# Thirty—five years of choral excellence



## GoneBaroque

Sunday Afternoon my lady and I attended the 35th Anniversary Concert of the Greater Westfield Choral Association held at the First Congregational Church. The 50 members of the chorus were joined by four soloists, a 21 member instrumental ensemble and the church’s magnificent Fisk Organ under the direction of the chorus’ third conductor Marc Winer in Franz Joseph Haydn’s Mass in B-flat Major, known as the “Harmoniemesse” , before a capacity audience approaching 500. All participants performed at the peak of their skills giving the beautiful mass setting the power when it was need and the subtlety in its turn. The audience was appropriately generous with their applause at the conlusion of the Agnus Dei.

Following an intermission the chorus returned with its piano accompanist to present a varied program of five pieces. They began with Randall Thompson’s “The Road Not Taken” followed by a Negro Spritual by William L. Dawson “Ain’-A That Good News”. The fourth selection was John Rutter’s beautiful “Gaelic Blessing” and the concert concluded on a rousing note with a Jazz rendition of the Gospel Hymn “Standing on The Promises” arranged by Mark Hayes which brought the audience to their feet with approval. But for many the high point of the afternoon was the first performance of a work titled “Psalm” composed for the 35th Anniversary of the chorus by a member of the groups Bass section, Jay Ducharme. It seems appropriate to quote from the composers comments in the Program: “To me all of the psalms are songs of praise. So my intent was to use some of the various themes in the psalms and combine them into one praise hymn”. To echo the feel of the Gregorian chant he kept the piano part to a minimum and ended the piece on a perfect fifth (the most used chord in Gregorian chant). Three different Psalm styles were chosen. The work opens with the sopranos singing a statement of praise. The altos follow with the theme of the Lords abandonment while the sopranos return to emphasize God’s mercy. The bass section then enters with the prayer known as the Lord’s Prayer or the Pater Noster. The final section, sung by the tenors is the theme of war and governance while the sopranos extol them to praise God and gradually lead the entire chorus into unified praise. The audience’s appreciation of this powerful composition could be judged by the warm applause given to Mr. Ducharme at his introduction.

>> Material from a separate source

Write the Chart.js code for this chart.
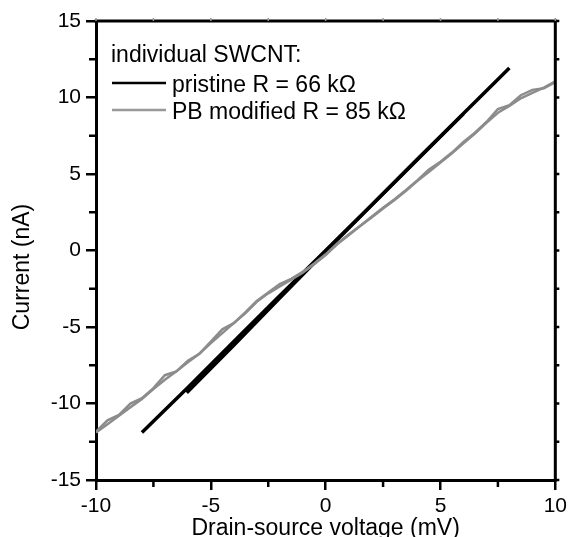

A reception was held following the concert which afforded me the opportunity to speak to Mr. Ducharme and several other of the performers. Then as was the case with many others, Muriel and I came home with a feeling of spiritual exhaltation.


----------



## Lunasong

Very nicely written review of what sounds like a wonderful choral concert. I found info about GWCA (Westfield, MA) on the web and read it is a non-auditioned community chorus of people who just like to sing. The challenge of the works they perform and their continued history is to be commended.
http://www.westfieldchoral.org/
I encourage the writing of new choral works. This is one compositional arena in which there is not an abundance of new repertoire (another being music for the dance), and it's nice to see a future beyond Rutter and Whitacre.


----------